The scrappage scheme has been hailed as the most successful ever collaboration between car manufacturers and government by industry experts.
Car industry analysts Glass’s says, contrary to expectations, 90 per cent of new buyers in the scrappage scheme were not intending to buy a new car before the scheme started.
Many had predicted the scrappage scheme would simply ‘pull-forward’ new car sales for people hoping to buy a new car later in the year. This could cause a slump in new car registrations in late 2010.
However, manufacturers such as Ford, which sold 44,349 vehicles under the scheme, will be more confident after figures showed only one in ten new cars bought during the scheme were pull-forward sales.

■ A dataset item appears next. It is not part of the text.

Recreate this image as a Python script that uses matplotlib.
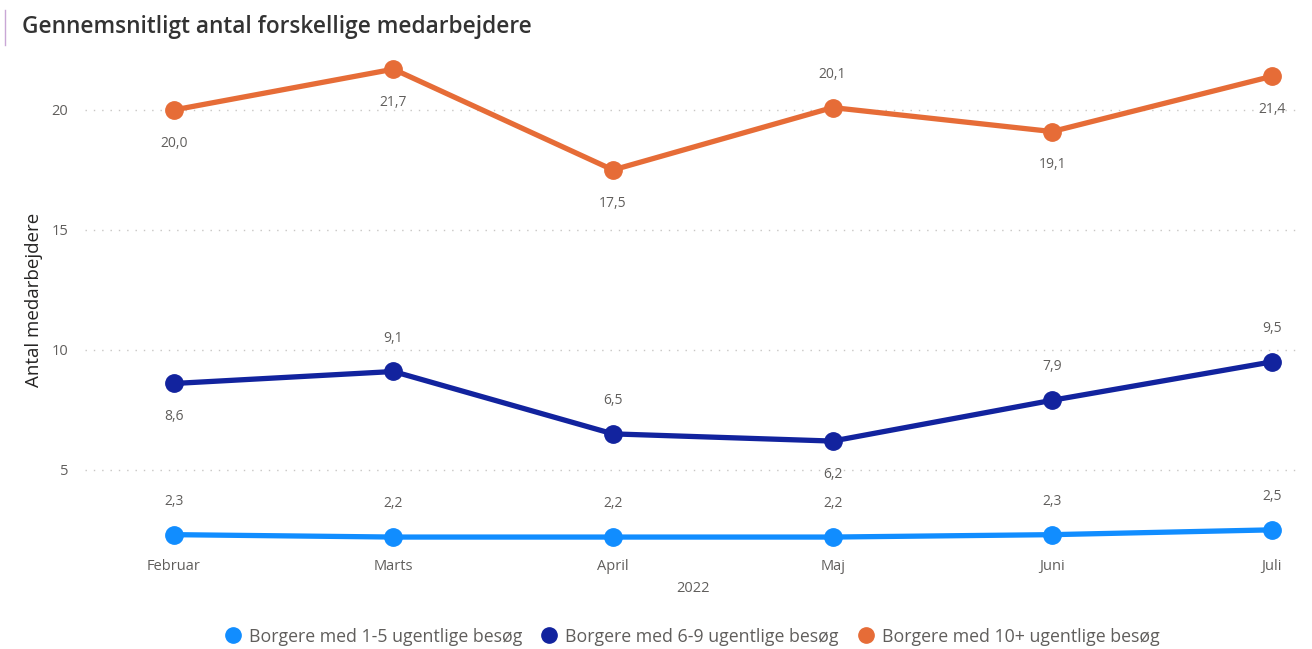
import matplotlib.pyplot as plt
from matplotlib.lines import Line2D

# Data
maaneder = ['Februar', 'Marts', 'April', 'Maj', 'Juni', 'Juli']
serie_1_5 = [2.3, 2.2, 2.2, 2.2, 2.3, 2.5]
serie_6_9 = [8.6, 9.1, 6.5, 6.2, 7.9, 9.5]
serie_10 = [20.0, 21.7, 17.5, 20.1, 19.1, 21.4]
navne = ['Borgere med 1-5 ugentlige besøg',
         'Borgere med 6-9 ugentlige besøg',
         'Borgere med 10+ ugentlige besøg']

# Label placering (1 = over, -1 = under)
pos_1_5 = [1, 1, 1, 1, 1, 1]
pos_6_9 = [-1, 1, 1, -1, 1, 1]
pos_10 = [-1, -1, -1, 1, -1, -1]

farver = ['#118DFF', '#12239E', '#E66C37']

plt.rcParams['font.family'] = ['Open Sans', 'DejaVu Sans']

fig = plt.figure(figsize=(13.12, 6.49), dpi=100)
ax = fig.add_axes([0.0648, 0.154, 0.9262, 0.769])

x = list(range(len(maaneder)))
for vals, pos, c in zip([serie_1_5, serie_6_9, serie_10],
                        [pos_1_5, pos_6_9, pos_10], farver):
    ax.plot(x, vals, color=c, lw=3.8, marker='o', ms=12.5, zorder=3,
            solid_capstyle='round')
    for xi, v, p in zip(x, vals, pos):
        ax.annotate(f'{v:.1f}'.replace('.', ','), (xi, v),
                    xytext=(0, 24 * p), textcoords='offset points',
                    ha='center', va='center', fontsize=10, color='#605E5C')

ax.set_xlim(-0.405, 5.13)
ax.set_ylim(1.7, 22.5)
ax.set_yticks([5, 10, 15, 20])
ax.set_yticklabels(['5', '10', '15', '20'])
ax.set_xticks(x)
ax.set_xticklabels(maaneder)
ax.tick_params(axis='both', length=0, labelsize=10.5, labelcolor='#605E5C')
ax.tick_params(axis='y', pad=12)
ax.tick_params(axis='x', pad=7)
ax.grid(axis='y', linestyle=(0, (1, 5)), color='#C8C6C4', lw=1)
for s in ax.spines.values():
    s.set_visible(False)

ax.set_ylabel('Antal medarbejdere', fontsize=13.5, color='#252423', labelpad=6)
ax.set_xlabel('2022', fontsize=10.5, color='#605E5C', labelpad=5)

# Titel
fig.text(0.0168, 0.958, 'Gennemsnitligt antal forskellige medarbejdere',
         fontsize=16.3, color='#333333', fontweight='semibold', va='center')
fig.add_artist(Line2D([0.004, 0.004], [0.93, 0.985], color='#C9A7D6', lw=1))

# Legend
handles = [Line2D([], [], marker='o', color=c, ls='none', ms=11) for c in farver]
fig.legend(handles, navne, loc='center', bbox_to_anchor=(0.524, 0.019),
           ncol=3, frameon=False, fontsize=12.8, handletextpad=-0.1,
           columnspacing=0.5, labelcolor='#605E5C')

fig.savefig('out.png', dpi=100)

In European markets the figure was much higher, for example Germany over 200,000 of the 700,000 sales would have taken place in 2010 anyway.
The findings are displayed in Glass’s latest report, ‘The UK Car Market – managing sustainable recovery.’ The report estimated total new vehicle registrations would have been 1.78 million in 2009 without the scrappage scheme as opposed to the actual figure of 1.99 million.
The scheme was a huge success in the UK and several manufacturers saw an increase in sales during the scheme.
Japanese manufacturer Kia recorded sales of 32,815, the fourth highest in the scheme. Fiat and Vauxhall also made the top ten, with 30,786 and 26,415 respectively.